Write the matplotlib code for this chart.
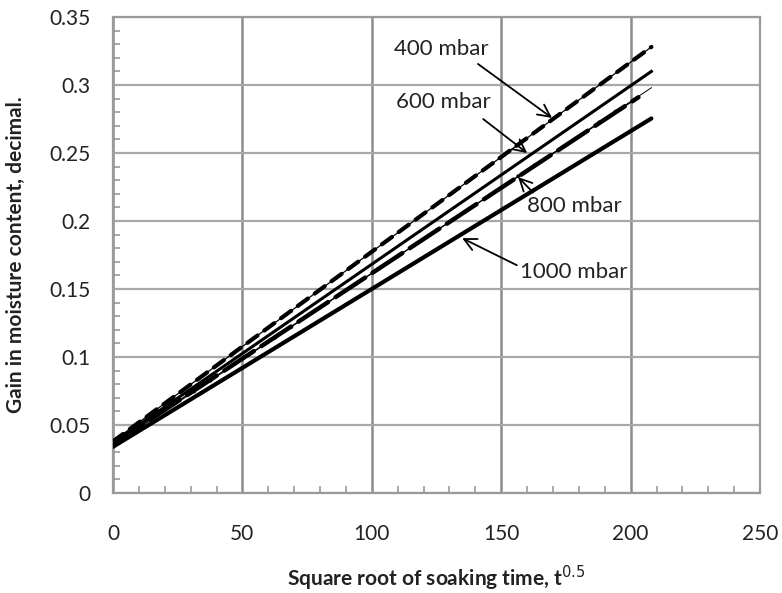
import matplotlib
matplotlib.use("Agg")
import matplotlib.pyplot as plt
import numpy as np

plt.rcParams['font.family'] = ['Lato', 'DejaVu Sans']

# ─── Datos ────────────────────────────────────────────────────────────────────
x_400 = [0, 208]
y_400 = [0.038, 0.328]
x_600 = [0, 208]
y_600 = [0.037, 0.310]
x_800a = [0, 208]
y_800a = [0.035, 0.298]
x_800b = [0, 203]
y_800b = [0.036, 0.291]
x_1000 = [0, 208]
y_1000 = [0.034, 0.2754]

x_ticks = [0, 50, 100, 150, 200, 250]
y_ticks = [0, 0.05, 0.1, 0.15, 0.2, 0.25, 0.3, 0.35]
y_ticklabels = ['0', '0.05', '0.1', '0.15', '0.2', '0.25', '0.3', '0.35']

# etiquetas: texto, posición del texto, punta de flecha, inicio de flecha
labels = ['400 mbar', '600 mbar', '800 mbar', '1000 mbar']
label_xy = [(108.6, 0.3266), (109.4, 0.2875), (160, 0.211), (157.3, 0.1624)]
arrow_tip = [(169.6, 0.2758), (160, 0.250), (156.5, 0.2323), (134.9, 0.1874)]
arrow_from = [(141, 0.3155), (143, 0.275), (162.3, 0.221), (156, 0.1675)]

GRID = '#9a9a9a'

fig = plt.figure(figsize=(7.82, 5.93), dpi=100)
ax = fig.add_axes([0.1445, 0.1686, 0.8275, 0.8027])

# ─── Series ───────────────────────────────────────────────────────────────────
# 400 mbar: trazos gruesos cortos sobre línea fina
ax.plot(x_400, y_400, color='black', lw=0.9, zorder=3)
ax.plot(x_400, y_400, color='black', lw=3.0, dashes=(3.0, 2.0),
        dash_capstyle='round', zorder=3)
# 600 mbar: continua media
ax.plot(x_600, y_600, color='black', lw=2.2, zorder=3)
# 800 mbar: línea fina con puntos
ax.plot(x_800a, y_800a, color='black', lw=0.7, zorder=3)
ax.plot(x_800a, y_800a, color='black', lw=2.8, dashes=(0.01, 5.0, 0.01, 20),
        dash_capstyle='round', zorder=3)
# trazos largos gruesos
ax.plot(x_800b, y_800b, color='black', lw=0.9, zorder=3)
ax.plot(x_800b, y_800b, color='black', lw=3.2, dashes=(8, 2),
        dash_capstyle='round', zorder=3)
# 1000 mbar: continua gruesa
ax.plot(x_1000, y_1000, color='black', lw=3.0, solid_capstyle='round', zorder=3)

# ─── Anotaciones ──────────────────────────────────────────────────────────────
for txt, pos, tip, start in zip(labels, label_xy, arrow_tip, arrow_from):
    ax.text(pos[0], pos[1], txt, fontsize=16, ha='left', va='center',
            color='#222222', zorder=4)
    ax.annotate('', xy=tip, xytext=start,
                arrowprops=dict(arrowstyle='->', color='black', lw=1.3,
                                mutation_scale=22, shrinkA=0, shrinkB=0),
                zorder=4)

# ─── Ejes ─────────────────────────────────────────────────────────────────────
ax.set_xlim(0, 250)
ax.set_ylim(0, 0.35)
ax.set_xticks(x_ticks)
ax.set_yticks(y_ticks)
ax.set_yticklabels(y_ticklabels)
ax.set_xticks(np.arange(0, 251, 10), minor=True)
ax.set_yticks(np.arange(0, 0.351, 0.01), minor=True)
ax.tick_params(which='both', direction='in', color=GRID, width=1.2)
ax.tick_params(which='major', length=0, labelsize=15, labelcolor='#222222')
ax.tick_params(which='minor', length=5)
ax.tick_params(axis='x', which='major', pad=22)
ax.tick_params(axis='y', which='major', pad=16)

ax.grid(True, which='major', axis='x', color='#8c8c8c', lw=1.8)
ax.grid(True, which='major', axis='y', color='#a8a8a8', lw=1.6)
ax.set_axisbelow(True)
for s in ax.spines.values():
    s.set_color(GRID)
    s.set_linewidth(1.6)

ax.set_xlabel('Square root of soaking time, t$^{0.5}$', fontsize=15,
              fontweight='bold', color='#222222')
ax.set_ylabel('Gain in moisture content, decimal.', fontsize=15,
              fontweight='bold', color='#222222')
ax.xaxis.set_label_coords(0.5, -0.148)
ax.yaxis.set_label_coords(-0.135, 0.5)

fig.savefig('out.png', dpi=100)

┄┄┄┄┄┄┄┄┄┄┄┄┄┄┄┄┄┄┄┄

Objective:
Reproduce all of the material above word for word. Omit the pictures.

Problem solution:
Write the matplotlib code for this chart.
import matplotlib
matplotlib.use("Agg")
import matplotlib.pyplot as plt
import numpy as np

plt.rcParams['font.family'] = ['Lato', 'DejaVu Sans']

# ─── Datos ────────────────────────────────────────────────────────────────────
x_400 = [0, 208]
y_400 = [0.038, 0.328]
x_600 = [0, 208]
y_600 = [0.037, 0.310]
x_800a = [0, 208]
y_800a = [0.035, 0.298]
x_800b = [0, 203]
y_800b = [0.036, 0.291]
x_1000 = [0, 208]
y_1000 = [0.034, 0.2754]

x_ticks = [0, 50, 100, 150, 200, 250]
y_ticks = [0, 0.05, 0.1, 0.15, 0.2, 0.25, 0.3, 0.35]
y_ticklabels = ['0', '0.05', '0.1', '0.15', '0.2', '0.25', '0.3', '0.35']

# etiquetas: texto, posición del texto, punta de flecha, inicio de flecha
labels = ['400 mbar', '600 mbar', '800 mbar', '1000 mbar']
label_xy = [(108.6, 0.3266), (109.4, 0.2875), (160, 0.211), (157.3, 0.1624)]
arrow_tip = [(169.6, 0.2758), (160, 0.250), (156.5, 0.2323), (134.9, 0.1874)]
arrow_from = [(141, 0.3155), (143, 0.275), (162.3, 0.221), (156, 0.1675)]

GRID = '#9a9a9a'

fig = plt.figure(figsize=(7.82, 5.93), dpi=100)
ax = fig.add_axes([0.1445, 0.1686, 0.8275, 0.8027])

# ─── Series ───────────────────────────────────────────────────────────────────
# 400 mbar: trazos gruesos cortos sobre línea fina
ax.plot(x_400, y_400, color='black', lw=0.9, zorder=3)
ax.plot(x_400, y_400, color='black', lw=3.0, dashes=(3.0, 2.0),
        dash_capstyle='round', zorder=3)
# 600 mbar: continua media
ax.plot(x_600, y_600, color='black', lw=2.2, zorder=3)
# 800 mbar: línea fina con puntos
ax.plot(x_800a, y_800a, color='black', lw=0.7, zorder=3)
ax.plot(x_800a, y_800a, color='black', lw=2.8, dashes=(0.01, 5.0, 0.01, 20),
        dash_capstyle='round', zorder=3)
# trazos largos gruesos
ax.plot(x_800b, y_800b, color='black', lw=0.9, zorder=3)
ax.plot(x_800b, y_800b, color='black', lw=3.2, dashes=(8, 2),
        dash_capstyle='round', zorder=3)
# 1000 mbar: continua gruesa
ax.plot(x_1000, y_1000, color='black', lw=3.0, solid_capstyle='round', zorder=3)

# ─── Anotaciones ──────────────────────────────────────────────────────────────
for txt, pos, tip, start in zip(labels, label_xy, arrow_tip, arrow_from):
    ax.text(pos[0], pos[1], txt, fontsize=16, ha='left', va='center',
            color='#222222', zorder=4)
    ax.annotate('', xy=tip, xytext=start,
                arrowprops=dict(arrowstyle='->', color='black', lw=1.3,
                                mutation_scale=22, shrinkA=0, shrinkB=0),
                zorder=4)

# ─── Ejes ─────────────────────────────────────────────────────────────────────
ax.set_xlim(0, 250)
ax.set_ylim(0, 0.35)
ax.set_xticks(x_ticks)
ax.set_yticks(y_ticks)
ax.set_yticklabels(y_ticklabels)
ax.set_xticks(np.arange(0, 251, 10), minor=True)
ax.set_yticks(np.arange(0, 0.351, 0.01), minor=True)
ax.tick_params(which='both', direction='in', color=GRID, width=1.2)
ax.tick_params(which='major', length=0, labelsize=15, labelcolor='#222222')
ax.tick_params(which='minor', length=5)
ax.tick_params(axis='x', which='major', pad=22)
ax.tick_params(axis='y', which='major', pad=16)

ax.grid(True, which='major', axis='x', color='#8c8c8c', lw=1.8)
ax.grid(True, which='major', axis='y', color='#a8a8a8', lw=1.6)
ax.set_axisbelow(True)
for s in ax.spines.values():
    s.set_color(GRID)
    s.set_linewidth(1.6)

ax.set_xlabel('Square root of soaking time, t$^{0.5}$', fontsize=15,
              fontweight='bold', color='#222222')
ax.set_ylabel('Gain in moisture content, decimal.', fontsize=15,
              fontweight='bold', color='#222222')
ax.xaxis.set_label_coords(0.5, -0.148)
ax.yaxis.set_label_coords(-0.135, 0.5)

fig.savefig('out.png', dpi=100)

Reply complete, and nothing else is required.